Admission to the main event is free, but there is a $5 charge to attend an early-bird sale, from 8 to 9 a.m. The fundraiser will be held at the school at 4235 19th St., between Diamond and Collingwood.

For more information, call Principal Sandra Leigh at 241-6276.

Mission Library Over the Top


The Friends and Foundation of the San Francisco Public Library, which set out to raise $320,000 to furnish and equip the newly renovated Mission Branch Library, are elated that the fundraising campaign has exceeded its goal by $50,000.

Recent gifts from the Sara H. & William R. Kimball Foundation, Pacific Gas and Electric Company, the Liberty Hill Neighborhood Association, and the Mission Merchants Association, among others, sent the campaign over the top.

"The Mission Branch Library will reopen with new furniture, shelving, and computers, thanks to our generous donors," says Chuck Forester, executive director for the Friends.

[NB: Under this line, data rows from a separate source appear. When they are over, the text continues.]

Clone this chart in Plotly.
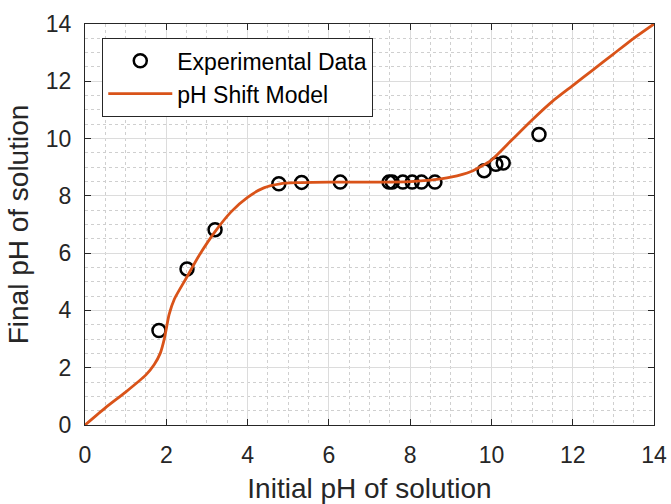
import plotly.graph_objects as go

# Experimental data
exp_x = [1.82, 2.51, 3.2, 4.77, 5.33, 6.28, 7.48, 7.56, 7.82, 8.05, 8.28, 8.61, 9.82, 10.11, 10.29, 11.17]
exp_y = [3.3, 5.45, 6.82, 8.42, 8.47, 8.48, 8.48, 8.48, 8.48, 8.48, 8.48, 8.48, 8.88, 9.1, 9.15, 10.14]

# pH shift model curve
model_x = [0, 0.5, 1.0, 1.5, 1.7, 1.85, 1.95, 2.07, 2.2, 2.5, 2.8, 3.2, 3.6, 4.0, 4.4, 4.8, 5.2, 6, 7, 8, 8.5, 9.0, 9.5, 10.0, 10.5, 11, 11.5, 12, 12.5, 13, 13.5, 14]
model_y = [0, 0.6, 1.15, 1.75, 2.1, 2.5, 3.0, 3.86, 4.4, 5.15, 5.9, 6.75, 7.45, 7.95, 8.28, 8.42, 8.46, 8.48, 8.48, 8.5, 8.55, 8.65, 8.85, 9.25, 9.95, 10.65, 11.3, 11.85, 12.4, 12.95, 13.5, 14]

x_ticks = [0, 2, 4, 6, 8, 10, 12, 14]
y_ticks = [0, 2, 4, 6, 8, 10, 12, 14]

font = "Liberation Sans, Arial, sans-serif"
axis_col = "#262626"

fig = go.Figure()
fig.add_trace(go.Scatter(
    x=exp_x, y=exp_y, mode="markers", name="Experimental Data",
    marker=dict(symbol="circle-open", size=13, color="black", line=dict(width=2.5, color="black")),
))
fig.add_trace(go.Scatter(
    x=model_x, y=model_y, mode="lines", name="pH Shift Model",
    line=dict(color="#D95319", width=2.8, shape="spline", smoothing=0.6),
))

common = dict(
    showline=True, linecolor=axis_col, linewidth=1.2, mirror="ticks",
    ticks="inside", ticklen=6, tickcolor=axis_col, tickwidth=1.2,
    showgrid=True, gridcolor="#dcdcdc", gridwidth=1,
    zeroline=False, automargin=False,
    tickfont=dict(family=font, size=23, color=axis_col),
    minor=dict(showgrid=True, gridcolor="#cfcfcf", griddash="dot", gridwidth=1, dtick=0.5, ticks=""),
)

fig.update_xaxes(range=[0, 14], tickvals=x_ticks, ticktext=[str(v) for v in x_ticks],
                 ticklabelstandoff=9,
                 title=dict(text="Initial pH of solution", font=dict(family=font, size=28, color=axis_col), standoff=14),
                 **common)
fig.update_yaxes(range=[0, 14], tickvals=y_ticks, ticktext=[str(v) for v in y_ticks],
                 ticklabelstandoff=8,
                 title=dict(text="Final pH of solution", font=dict(family=font, size=28, color=axis_col), standoff=8),
                 **common)

fig.update_layout(
    width=671, height=504,
    margin=dict(l=85, r=17, t=24, b=79),
    plot_bgcolor="white", paper_bgcolor="white",
    showlegend=True,
    legend=dict(x=0.03, y=0.965, xanchor="left", yanchor="top",
                bgcolor="white", bordercolor=axis_col, borderwidth=1.2,
                font=dict(family=font, size=23, color="black"),
                itemwidth=64, tracegroupgap=0),
)

fig.write_html("out.html")
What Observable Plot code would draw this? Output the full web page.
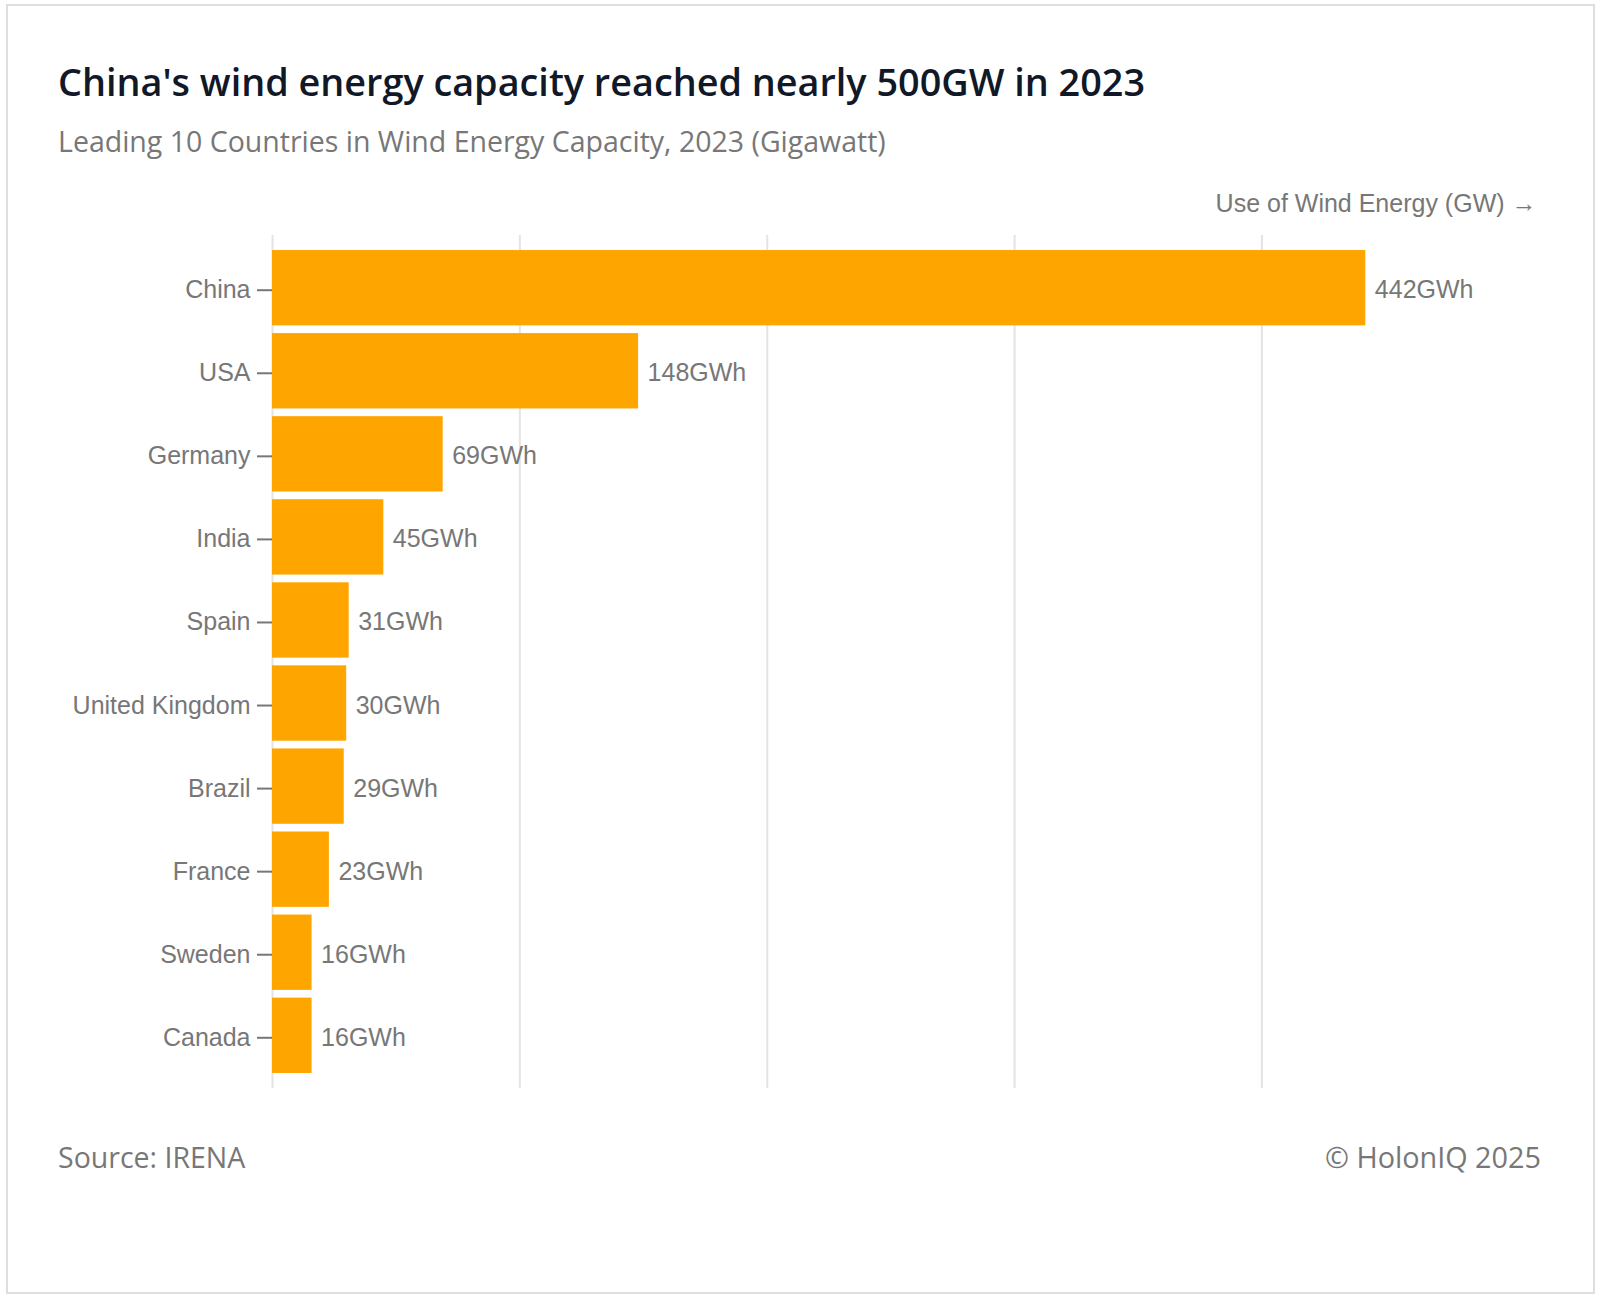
<!DOCTYPE html>
<html>
<head>
<meta charset="utf-8">
<script src="https://cdn.jsdelivr.net/npm/d3@7"></script>
<script src="https://cdn.jsdelivr.net/npm/@observablehq/plot@0.6"></script>
<style>
  html, body { margin: 0; padding: 0; background: #fff; }
  #page { position: relative; width: 1600px; height: 1298px; overflow: hidden; background: #fff; }
  #border { position: absolute; left: 6px; top: 4px; width: 1585px; height: 1286px; border: 2px solid #dedede; }
  .txt { position: absolute; white-space: nowrap; line-height: 1; }
  #title { left: 58px; top: 63px; font-family: "Open Sans", "Noto Sans", sans-serif; font-weight: 600; font-size: 37.8px; color: #111827; }
  #subtitle { left: 58px; top: 127px; font-family: "Open Sans", "Noto Sans", sans-serif; font-size: 28.5px; color: #777; }
  #source { left: 58px; top: 1143px; font-family: "Open Sans", "Noto Sans", sans-serif; font-size: 28.5px; color: #777; }
  #credit { right: 59px; top: 1143px; font-family: "Open Sans", "Noto Sans", sans-serif; font-size: 28.8px; color: #777; }
  #chart { position: absolute; left: 0; top: 187px; }
  #chart svg { background: transparent !important; }
</style>
</head>
<body>
<div id="page">
  <div id="border"></div>
  <div id="title" class="txt">China's wind energy capacity reached nearly 500GW in 2023</div>
  <div id="subtitle" class="txt">Leading 10 Countries in Wind Energy Capacity, 2023 (Gigawatt)</div>
  <div id="chart"></div>
  <div id="source" class="txt">Source: IRENA</div>
  <div id="credit" class="txt">© HolonIQ 2025</div>
</div>
<script>
const countries = ["China", "USA", "Germany", "India", "Spain", "United Kingdom", "Brazil", "France", "Sweden", "Canada"];
const capacity = [442, 148, 69, 45, 31, 30, 29, 23, 16, 16];
const xTicks = [0, 100, 200, 300, 400];
const xLabel = "Use of Wind Energy (GW) →";
const valueSuffix = "GWh";

const data = countries.map((c, i) => ({country: c, value: capacity[i]}));

const chart = Plot.plot({
  width: 1600,
  height: 901,
  marginLeft: 272,
  marginRight: 64,
  marginTop: 48,
  marginBottom: 0,
  style: {fontFamily: "'Liberation Sans', Arial, sans-serif", fontSize: "25px", color: "#777", background: "transparent", overflow: "visible"},
  x: {domain: [0, 511], axis: null},
  y: {domain: countries, paddingInner: 0.093, paddingOuter: 0.181, round: false, label: null, axis: null},
  marks: [
    Plot.gridX(xTicks, {stroke: "#e4e4e4", strokeOpacity: 1, strokeWidth: 2}),
    Plot.text([xLabel], {frameAnchor: "top-right", textAnchor: "end", lineAnchor: "middle", dy: -32, fill: "#777", fontSize: 25}),
    Plot.barX(data, {x: "value", y: "country", fill: "#FFA500"}),
    Plot.axisY({tickSize: 15, tickPadding: 7, strokeWidth: 2, label: null, fontSize: 25, dy: 2}),
    Plot.text(data, {x: "value", y: "country", text: d => d.value + valueSuffix, textAnchor: "start", dx: 9, dy: 2, fill: "#777", fontSize: 25})
  ]
});
document.getElementById("chart").appendChild(chart);
</script>
</body>
</html>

Grassroots fundraising was a major part of the campaign. Café La Boheme, Janice's Java Joint, and Muddy Waters cafes all raised funds by offering used books to customers in exchange for donations to benefit the library.

The Mission Branch Library currently provides service at a temporary location at 2601 Mission St. Construction on the permanent historic Carnegie library on 24th Street near Bartlett will be completed this month.

The library will reopen in early May, and an opening celebration has been scheduled for Saturday afternoon, May 8.